— Start ITEMS —
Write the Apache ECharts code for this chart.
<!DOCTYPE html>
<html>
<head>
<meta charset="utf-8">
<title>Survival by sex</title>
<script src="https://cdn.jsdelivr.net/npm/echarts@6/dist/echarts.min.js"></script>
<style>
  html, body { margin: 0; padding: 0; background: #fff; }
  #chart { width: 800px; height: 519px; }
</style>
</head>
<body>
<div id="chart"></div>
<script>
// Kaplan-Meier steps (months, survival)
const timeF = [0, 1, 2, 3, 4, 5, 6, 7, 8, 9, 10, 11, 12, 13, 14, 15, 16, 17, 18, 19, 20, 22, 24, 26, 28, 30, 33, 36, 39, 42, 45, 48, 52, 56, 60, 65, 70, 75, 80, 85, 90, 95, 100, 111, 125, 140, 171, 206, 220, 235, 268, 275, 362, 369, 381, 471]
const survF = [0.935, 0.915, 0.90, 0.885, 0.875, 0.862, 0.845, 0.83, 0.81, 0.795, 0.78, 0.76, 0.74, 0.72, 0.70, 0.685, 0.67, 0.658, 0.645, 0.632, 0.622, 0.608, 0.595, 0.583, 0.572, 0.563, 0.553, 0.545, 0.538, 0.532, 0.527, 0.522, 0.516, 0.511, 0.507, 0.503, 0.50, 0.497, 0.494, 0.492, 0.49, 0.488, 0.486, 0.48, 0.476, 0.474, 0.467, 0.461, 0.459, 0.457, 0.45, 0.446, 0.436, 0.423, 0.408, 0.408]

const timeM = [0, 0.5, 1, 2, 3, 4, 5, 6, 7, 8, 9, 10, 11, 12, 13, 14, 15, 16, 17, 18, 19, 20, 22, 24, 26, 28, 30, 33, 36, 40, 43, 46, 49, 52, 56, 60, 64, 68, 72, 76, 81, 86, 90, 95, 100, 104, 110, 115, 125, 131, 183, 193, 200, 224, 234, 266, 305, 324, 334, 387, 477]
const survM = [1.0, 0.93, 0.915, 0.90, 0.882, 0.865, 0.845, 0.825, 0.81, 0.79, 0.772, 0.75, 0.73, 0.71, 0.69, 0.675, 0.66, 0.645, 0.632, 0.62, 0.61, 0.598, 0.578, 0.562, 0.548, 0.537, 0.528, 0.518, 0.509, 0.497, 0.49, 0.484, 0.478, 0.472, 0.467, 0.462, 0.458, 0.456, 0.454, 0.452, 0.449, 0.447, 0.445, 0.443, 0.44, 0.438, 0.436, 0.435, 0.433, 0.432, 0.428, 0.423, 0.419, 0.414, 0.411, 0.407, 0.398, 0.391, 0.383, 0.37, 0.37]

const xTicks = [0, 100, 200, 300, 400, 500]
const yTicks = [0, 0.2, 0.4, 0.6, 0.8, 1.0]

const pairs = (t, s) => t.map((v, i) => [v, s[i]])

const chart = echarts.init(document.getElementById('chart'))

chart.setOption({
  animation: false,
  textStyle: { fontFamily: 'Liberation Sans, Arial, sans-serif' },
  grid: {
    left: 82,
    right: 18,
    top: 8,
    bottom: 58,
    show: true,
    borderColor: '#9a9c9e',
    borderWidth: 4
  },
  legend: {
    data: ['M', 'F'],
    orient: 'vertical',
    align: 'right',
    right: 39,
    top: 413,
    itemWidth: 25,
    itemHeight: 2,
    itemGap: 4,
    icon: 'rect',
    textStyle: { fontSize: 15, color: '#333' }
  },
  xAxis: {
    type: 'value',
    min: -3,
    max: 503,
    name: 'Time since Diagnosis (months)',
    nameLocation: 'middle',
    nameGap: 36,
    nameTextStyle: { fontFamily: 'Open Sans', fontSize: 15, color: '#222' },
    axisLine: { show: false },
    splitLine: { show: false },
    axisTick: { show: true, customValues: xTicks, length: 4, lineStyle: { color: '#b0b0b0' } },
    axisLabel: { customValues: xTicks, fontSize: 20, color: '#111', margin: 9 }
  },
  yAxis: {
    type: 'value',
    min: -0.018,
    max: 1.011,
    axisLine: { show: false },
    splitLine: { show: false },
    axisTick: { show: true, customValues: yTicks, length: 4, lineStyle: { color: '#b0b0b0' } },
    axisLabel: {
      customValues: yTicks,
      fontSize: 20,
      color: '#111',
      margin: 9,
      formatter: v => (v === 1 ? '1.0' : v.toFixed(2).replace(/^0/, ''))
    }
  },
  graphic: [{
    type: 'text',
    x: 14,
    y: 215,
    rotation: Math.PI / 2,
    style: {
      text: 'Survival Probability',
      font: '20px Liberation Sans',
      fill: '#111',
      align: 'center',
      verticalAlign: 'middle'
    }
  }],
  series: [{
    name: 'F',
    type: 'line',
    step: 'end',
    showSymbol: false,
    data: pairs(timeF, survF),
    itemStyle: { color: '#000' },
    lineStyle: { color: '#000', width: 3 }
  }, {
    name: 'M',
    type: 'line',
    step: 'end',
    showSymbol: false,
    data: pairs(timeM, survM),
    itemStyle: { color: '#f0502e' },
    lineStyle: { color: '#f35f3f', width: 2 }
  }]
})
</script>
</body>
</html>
— End ITEMS —
— Start ITEMS —
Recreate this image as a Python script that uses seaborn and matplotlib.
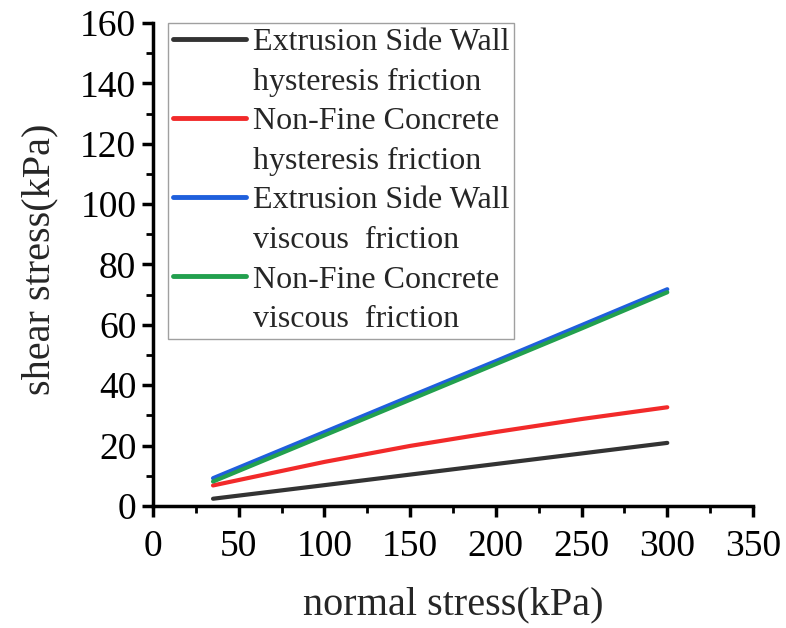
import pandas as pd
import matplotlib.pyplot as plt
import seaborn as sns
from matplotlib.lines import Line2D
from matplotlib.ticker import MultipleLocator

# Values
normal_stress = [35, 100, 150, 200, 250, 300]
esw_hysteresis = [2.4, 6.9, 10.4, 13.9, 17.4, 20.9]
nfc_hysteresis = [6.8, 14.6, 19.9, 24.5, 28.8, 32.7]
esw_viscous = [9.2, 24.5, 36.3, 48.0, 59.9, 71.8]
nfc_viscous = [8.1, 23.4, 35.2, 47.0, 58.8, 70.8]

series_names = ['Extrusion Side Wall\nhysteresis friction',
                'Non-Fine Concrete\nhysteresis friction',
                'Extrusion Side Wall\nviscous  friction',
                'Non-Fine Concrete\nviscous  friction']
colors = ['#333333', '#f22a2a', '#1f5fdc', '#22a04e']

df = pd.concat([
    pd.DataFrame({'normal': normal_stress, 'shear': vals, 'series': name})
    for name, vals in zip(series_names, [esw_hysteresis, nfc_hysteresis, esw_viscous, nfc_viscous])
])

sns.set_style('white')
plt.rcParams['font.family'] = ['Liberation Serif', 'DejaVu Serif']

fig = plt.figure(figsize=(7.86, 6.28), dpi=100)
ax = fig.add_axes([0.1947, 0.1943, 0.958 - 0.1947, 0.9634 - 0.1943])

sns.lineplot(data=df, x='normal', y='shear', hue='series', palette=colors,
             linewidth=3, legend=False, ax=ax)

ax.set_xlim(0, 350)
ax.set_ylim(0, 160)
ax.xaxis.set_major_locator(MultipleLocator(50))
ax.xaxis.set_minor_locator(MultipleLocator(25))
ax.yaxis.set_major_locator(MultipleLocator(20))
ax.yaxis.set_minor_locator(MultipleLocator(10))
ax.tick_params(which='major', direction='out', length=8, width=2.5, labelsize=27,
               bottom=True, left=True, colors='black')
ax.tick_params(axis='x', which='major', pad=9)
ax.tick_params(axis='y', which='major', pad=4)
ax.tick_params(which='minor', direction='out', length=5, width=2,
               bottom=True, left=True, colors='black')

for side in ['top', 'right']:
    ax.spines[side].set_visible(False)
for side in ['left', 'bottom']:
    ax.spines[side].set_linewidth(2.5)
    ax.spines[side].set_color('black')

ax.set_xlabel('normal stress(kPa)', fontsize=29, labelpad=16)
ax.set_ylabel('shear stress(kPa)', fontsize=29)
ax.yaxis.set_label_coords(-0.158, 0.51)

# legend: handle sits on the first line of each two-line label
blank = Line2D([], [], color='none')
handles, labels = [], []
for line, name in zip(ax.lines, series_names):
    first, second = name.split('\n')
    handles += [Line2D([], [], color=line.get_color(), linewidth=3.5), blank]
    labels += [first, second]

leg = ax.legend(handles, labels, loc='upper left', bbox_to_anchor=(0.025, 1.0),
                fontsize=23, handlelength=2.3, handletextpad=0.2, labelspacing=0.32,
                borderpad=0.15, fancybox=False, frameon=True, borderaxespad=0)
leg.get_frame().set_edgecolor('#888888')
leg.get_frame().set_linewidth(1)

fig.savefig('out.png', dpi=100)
— End ITEMS —
- REQUIREMENT -
In the listing above, find the line containing "Recreate this image" and the line containing "linewidth=3, legend=False, ax=ax)". Print those two lines and every line between them exactly, with no pictures.

- SOLUTION TO THIS EXERCISE -
Recreate this image as a Python script that uses seaborn and matplotlib.
import pandas as pd
import matplotlib.pyplot as plt
import seaborn as sns
from matplotlib.lines import Line2D
from matplotlib.ticker import MultipleLocator

# Values
normal_stress = [35, 100, 150, 200, 250, 300]
esw_hysteresis = [2.4, 6.9, 10.4, 13.9, 17.4, 20.9]
nfc_hysteresis = [6.8, 14.6, 19.9, 24.5, 28.8, 32.7]
esw_viscous = [9.2, 24.5, 36.3, 48.0, 59.9, 71.8]
nfc_viscous = [8.1, 23.4, 35.2, 47.0, 58.8, 70.8]

series_names = ['Extrusion Side Wall\nhysteresis friction',
                'Non-Fine Concrete\nhysteresis friction',
                'Extrusion Side Wall\nviscous  friction',
                'Non-Fine Concrete\nviscous  friction']
colors = ['#333333', '#f22a2a', '#1f5fdc', '#22a04e']

df = pd.concat([
    pd.DataFrame({'normal': normal_stress, 'shear': vals, 'series': name})
    for name, vals in zip(series_names, [esw_hysteresis, nfc_hysteresis, esw_viscous, nfc_viscous])
])

sns.set_style('white')
plt.rcParams['font.family'] = ['Liberation Serif', 'DejaVu Serif']

fig = plt.figure(figsize=(7.86, 6.28), dpi=100)
ax = fig.add_axes([0.1947, 0.1943, 0.958 - 0.1947, 0.9634 - 0.1943])

sns.lineplot(data=df, x='normal', y='shear', hue='series', palette=colors,
             linewidth=3, legend=False, ax=ax)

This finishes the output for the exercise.